Output. The OPTIMAL BINNING
procedure displays every
binning input variable’s end point set in pivot table output
and offers an option for suppressing this output. In addition, the
procedure can save new binned variables corresponding to the binning
input variables and can save a command syntax file with commands corresponding
to the binning rules.
Basic Specification
The basic specification is the OPTIMAL
BINNING
command and a VARIABLES
subcommand. VARIABLES
provides
the binning input variables and, if applicable, the guide variable.
- For unsupervised binning via the equal frequency algorithm, a guide variable is not required.

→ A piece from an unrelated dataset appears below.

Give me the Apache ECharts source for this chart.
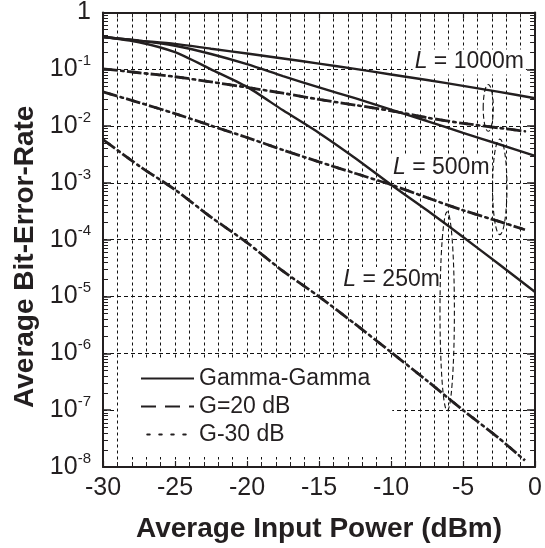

- For supervised binning via the MDLP algorithm and hybrid binning, a guide variable must be specified.
Syntax Rules
- When a supervised binning method is used, a guide
variable must be specified on the
VARIABLES
subcommand. - Subcommands may be specified only once.
- An error occurs if a variable or keyword is specified more than once within a subcommand.
- Parentheses, slashes, and equals signs shown in the syntax chart are required.
- Empty subcommands are not honored.
- The command name, subcommand names, and keywords must be spelled in full.
Case Frequency
- If a
WEIGHT
variable is specified, then its values are used as frequency weights by theOPTIMAL BINNING
procedure. - Weight values are rounded to the nearest whole numbers before use. For example, 0.5 is rounded to 1, and 2.4 is rounded to 2.
- The
WEIGHT
variable may not be specified on any subcommand in theOPTIMAL BINNING
procedure. - Cases with missing weights or weights less than 0.5 are not used in the analyses.
Limitations
The number of distinct values in a guide variable should be less than or equal to 256, irrespective of the platform on which IBM® SPSS® Statistics is running. If the number is greater than 256, this results in an error.